Team 1072 (Harker Robotics Team)'s bot: Tork

This is our first year doing FIRST, and we’re really proud that our bot works :smiley:

It lifts boxes, stacks, and even traps people against walls!

http://sovereign.alnora.com/Tork/Tork.html

pic captions:

1: Tork on top of our makeshift ramp

2: Tork with boxes going down our makeshift ramp

3: our president trapped between a robot and a hard place

4: our faculty advisor in the background, with our driver inside the bot

5: some of our team with some of Saratoga High’s team at their test ramp.

7 boxes high too=p

laughs now there is something good to hear…

how fast can you stack seven?

Not very fast, but our strategy does not rely on stacking anyways.
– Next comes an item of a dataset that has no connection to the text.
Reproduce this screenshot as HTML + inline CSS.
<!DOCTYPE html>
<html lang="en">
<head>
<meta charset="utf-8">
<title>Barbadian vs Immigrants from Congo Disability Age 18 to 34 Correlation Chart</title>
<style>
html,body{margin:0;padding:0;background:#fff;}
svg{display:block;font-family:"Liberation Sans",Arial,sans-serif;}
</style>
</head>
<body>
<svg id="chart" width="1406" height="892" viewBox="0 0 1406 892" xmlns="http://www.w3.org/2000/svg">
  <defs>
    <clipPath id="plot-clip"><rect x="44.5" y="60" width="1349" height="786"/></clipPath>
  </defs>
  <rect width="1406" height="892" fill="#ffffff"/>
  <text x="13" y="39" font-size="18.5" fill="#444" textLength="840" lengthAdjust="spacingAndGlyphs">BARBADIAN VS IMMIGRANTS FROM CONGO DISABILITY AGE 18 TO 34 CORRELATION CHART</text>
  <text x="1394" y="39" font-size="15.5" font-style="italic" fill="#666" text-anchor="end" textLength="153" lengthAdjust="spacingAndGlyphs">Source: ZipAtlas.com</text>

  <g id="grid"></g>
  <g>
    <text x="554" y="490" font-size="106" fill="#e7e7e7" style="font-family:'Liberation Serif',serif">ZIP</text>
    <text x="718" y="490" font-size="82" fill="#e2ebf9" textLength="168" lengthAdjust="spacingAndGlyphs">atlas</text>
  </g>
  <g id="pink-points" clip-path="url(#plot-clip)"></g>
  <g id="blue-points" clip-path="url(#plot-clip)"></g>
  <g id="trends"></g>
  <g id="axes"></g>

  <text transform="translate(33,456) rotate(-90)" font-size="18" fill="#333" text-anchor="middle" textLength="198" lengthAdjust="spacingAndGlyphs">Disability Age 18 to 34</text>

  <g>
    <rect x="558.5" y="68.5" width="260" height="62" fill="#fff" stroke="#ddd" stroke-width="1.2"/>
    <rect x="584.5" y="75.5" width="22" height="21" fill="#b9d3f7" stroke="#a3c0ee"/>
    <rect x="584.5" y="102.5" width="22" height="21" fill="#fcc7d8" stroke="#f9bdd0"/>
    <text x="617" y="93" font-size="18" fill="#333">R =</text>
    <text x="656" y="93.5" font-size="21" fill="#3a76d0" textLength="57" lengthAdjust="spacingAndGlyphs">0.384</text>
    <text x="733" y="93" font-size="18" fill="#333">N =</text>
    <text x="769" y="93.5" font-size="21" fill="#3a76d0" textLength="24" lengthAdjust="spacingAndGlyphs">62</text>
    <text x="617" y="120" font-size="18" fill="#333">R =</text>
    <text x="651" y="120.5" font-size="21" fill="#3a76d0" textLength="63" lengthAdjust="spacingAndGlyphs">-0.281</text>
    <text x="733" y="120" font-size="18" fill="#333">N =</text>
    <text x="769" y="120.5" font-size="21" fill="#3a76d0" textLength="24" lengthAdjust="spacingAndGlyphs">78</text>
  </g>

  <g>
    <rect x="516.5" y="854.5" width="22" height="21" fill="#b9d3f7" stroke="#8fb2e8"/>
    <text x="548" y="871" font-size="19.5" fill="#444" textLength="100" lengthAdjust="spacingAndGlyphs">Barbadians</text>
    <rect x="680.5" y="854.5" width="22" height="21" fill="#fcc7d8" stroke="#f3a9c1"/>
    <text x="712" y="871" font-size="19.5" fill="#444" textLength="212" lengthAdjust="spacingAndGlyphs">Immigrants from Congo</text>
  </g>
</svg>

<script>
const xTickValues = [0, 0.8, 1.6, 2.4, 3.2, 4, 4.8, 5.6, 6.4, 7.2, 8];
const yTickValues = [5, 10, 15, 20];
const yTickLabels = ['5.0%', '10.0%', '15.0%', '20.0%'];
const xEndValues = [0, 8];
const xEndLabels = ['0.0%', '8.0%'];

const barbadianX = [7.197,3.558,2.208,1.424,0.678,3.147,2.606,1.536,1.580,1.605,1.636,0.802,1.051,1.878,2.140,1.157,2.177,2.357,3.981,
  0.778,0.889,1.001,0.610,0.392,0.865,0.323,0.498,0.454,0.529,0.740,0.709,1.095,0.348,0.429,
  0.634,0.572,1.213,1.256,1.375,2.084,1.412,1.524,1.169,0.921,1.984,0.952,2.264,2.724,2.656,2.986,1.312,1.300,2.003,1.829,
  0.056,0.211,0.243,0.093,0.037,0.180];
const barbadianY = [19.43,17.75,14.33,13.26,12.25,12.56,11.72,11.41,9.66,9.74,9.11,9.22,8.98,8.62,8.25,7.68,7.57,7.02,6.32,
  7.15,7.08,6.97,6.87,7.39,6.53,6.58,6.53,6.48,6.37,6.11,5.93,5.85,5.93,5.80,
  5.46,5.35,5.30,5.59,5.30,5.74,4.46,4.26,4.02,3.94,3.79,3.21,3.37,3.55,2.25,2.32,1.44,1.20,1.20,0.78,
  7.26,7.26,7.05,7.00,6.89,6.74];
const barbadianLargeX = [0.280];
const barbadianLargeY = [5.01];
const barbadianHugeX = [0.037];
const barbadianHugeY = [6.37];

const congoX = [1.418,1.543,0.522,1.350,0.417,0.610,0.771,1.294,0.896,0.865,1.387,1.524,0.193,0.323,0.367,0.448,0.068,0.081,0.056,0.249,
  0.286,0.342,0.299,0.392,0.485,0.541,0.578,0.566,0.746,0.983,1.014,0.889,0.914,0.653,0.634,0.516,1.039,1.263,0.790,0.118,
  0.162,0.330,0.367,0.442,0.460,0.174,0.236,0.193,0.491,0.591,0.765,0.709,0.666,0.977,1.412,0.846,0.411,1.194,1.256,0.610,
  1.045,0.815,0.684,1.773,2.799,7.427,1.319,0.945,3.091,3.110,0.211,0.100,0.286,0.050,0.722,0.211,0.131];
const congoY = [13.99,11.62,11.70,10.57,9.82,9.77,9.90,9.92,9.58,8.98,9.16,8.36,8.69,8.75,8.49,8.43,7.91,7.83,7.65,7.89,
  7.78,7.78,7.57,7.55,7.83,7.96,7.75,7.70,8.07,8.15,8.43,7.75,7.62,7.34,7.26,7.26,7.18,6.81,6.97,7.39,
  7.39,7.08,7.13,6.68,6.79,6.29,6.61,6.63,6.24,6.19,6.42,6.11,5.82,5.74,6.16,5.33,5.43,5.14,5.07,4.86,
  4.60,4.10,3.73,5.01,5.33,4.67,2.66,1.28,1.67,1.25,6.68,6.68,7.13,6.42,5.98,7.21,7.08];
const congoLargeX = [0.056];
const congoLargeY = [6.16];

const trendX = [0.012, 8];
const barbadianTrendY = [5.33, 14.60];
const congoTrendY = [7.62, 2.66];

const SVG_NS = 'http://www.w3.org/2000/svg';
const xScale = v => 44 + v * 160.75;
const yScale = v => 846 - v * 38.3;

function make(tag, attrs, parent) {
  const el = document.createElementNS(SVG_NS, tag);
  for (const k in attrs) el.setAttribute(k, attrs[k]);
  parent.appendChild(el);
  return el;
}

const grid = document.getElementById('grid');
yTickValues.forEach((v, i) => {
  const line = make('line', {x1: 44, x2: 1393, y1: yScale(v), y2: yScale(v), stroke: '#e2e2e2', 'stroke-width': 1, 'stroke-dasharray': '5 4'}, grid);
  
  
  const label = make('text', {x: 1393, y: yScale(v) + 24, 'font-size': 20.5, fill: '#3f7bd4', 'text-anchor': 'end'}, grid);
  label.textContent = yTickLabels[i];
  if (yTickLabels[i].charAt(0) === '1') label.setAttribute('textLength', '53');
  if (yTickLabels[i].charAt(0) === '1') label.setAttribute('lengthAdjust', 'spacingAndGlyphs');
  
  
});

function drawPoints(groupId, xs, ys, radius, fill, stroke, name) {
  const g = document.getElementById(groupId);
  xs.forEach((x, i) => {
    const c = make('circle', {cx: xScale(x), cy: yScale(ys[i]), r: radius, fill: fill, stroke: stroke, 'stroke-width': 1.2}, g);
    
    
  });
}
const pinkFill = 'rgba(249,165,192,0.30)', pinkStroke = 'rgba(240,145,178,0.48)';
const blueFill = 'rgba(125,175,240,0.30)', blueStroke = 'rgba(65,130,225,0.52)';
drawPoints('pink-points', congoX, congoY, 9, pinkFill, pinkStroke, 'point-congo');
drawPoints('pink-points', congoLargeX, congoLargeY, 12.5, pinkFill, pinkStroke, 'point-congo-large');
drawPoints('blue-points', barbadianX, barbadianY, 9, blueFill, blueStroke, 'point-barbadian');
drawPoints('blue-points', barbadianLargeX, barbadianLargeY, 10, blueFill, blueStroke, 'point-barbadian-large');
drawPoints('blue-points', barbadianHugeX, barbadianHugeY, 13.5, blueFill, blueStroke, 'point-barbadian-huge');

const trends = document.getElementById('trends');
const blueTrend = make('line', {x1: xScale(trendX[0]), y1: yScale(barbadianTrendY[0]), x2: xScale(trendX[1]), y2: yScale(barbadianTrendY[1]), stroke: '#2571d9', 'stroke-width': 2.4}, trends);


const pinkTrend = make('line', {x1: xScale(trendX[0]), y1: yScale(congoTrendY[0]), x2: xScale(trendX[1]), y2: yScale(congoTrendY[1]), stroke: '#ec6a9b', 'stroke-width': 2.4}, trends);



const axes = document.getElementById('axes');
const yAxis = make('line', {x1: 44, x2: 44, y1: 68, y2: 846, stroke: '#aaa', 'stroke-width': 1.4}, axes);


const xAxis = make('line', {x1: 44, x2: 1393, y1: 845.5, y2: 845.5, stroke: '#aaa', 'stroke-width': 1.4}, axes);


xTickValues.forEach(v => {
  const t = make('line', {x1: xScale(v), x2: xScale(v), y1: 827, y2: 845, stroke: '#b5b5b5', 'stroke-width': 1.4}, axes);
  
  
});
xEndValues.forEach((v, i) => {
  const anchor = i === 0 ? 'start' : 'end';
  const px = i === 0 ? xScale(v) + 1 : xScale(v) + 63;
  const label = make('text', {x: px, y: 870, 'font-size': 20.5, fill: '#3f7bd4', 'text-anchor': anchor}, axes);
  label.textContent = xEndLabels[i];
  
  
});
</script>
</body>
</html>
one of these days, i wanna just sneak up on vivek and grab him with the robot…

wait. did i just say “sneak” and “robot” in the same sentence?

i must be high.

what is you strategy?

you’ll have to wait and see, but you could probably guess it…

I like your method for changing orientation of the box(s)

As a veteran of FIRST, I must say, protect those cables in back. They will get hit with something, at their mounting point, when you least want it too, with the worst possible results.

You have a lot of weight you can work with, even if you are at 130lbs. If you have a drill press, put some symmetric holes in those side plates with a decent size hole saw. If that’s 1/8" aluminum I can forsee about 5-7lbs you can drill out of those plates.

You look like you may have a decent CoG, so if you do drill out those plates, add weight at the bottom. But by all means, Protect those mounting points for the cables holding your stacker system.

we actually spent alot of time screwing with the CoG, not cause it was top-heavy, but cause it kept tipping backwards. you want us to protect the cable going up to the pulley? or the pneumatics tubing?